Establishing a F-U-N Family Culture
- August 16, 2015
- by
- Ashlee Johnson
This summer we’ve been working through a “popsicle list” (a.k.a. a bucket list) with our kids. We sat down with them and listed out all the fun things they wanted to do throughout the summer: visit our local kids’ science museum, get a treat from our neighborhood ice cream truck, have a bike wash, invite friends over for a cookout, take swimming lessons, make homemade popsicles, etc.
We’ve had a blast with the popsicle list; it’s an out-working of a little chant my husband started with the kids when they could barely talk. He asks, “How do you spell Johnson?!” and they exclaim, “F-U-N…fun, fun, fun!” (For the record, I’ll direct their teachers’ concerns with spelling skills to my husband.) He prompts them toward the “fun” chant after we’ve stopped at the park during a walk through our neighborhood, or when we grab one of the free cookies at the grocery store, or when we go on vacation. We try to take advantage of any occasion—large or small—to drive this belief home.
Before we had children, Barrett and I had many conversations about the kind of family culture we wanted to establish. Among other things, we decided to intentionally strive to make our family fun. This wasn’t simply because we want to be the “cool parents,” but it’s a value rooted in our theological convictions. We want to be fun because we believe God is fun. We know that God created us out of an overflow of joy and has made provision for our everlasting joy in Jesus. He is the author of celebration and commands us to celebrate. On a more practical level, we want our kids to enjoy our family. We want them to prefer bringing friends over to our house rather than running off to others’. Long into their adulthood, we want the kids to enjoy coming home.
Barrett and I are well aware that sowing seeds toward a fun family culture will cost us. There will be many trips to Costco to keep the pantry stocked with kid-friendly (and eventually teenage-friendly) snacks. There will be many hours spent brainstorming and strategizing and planning. We will be tired after exhausting our creative juices or spending a day at the waterpark, but these are negligible costs compared to the cost of losing connection with our kids. At the end of the day, we make this investment because we want them to know our good God.

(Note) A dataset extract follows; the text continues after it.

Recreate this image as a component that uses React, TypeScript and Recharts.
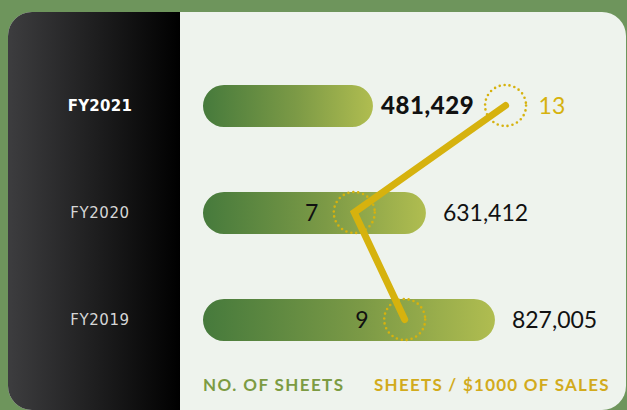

My pastor taught on Psalm 8 yesterday. What a profound passage of Scripture! The King of Creation—the majestic and awesome One—has crowned us with glory and honor AND given us dominion over the works of His hands. Perhaps there is no more important place to exercise responsible reign over God’s creation than in parenting. I wholeheartedly believe that part of my role as a steward of Ethan and Annie is to bring the kingdom of God to bear in their lives by creating really fun, delightful experiences for them.
As parents we have much authority from God to shape the worldview of our little ones. Are we really the most fun parents on the planet? Decidedly, no. (We’re actually both classic Type A personalities and I’m really into a clean house. Surely, the super fun moms are more comfortable with chaos.) But are our kids convinced that our family is exceptionally F-U-N…fun, fun, fun? YES. We want to shape their perspective as such because we want them postured to expect joy from God. Not all of life is a carnival ride, and when trials come we want them to have a deep-rooted anticipation of God’s goodness. By God’s grace, our kids will be able to heed the exhortation of Paul, “Rejoice in the Lord always; again I will say, rejoice” (Phil. 4:4).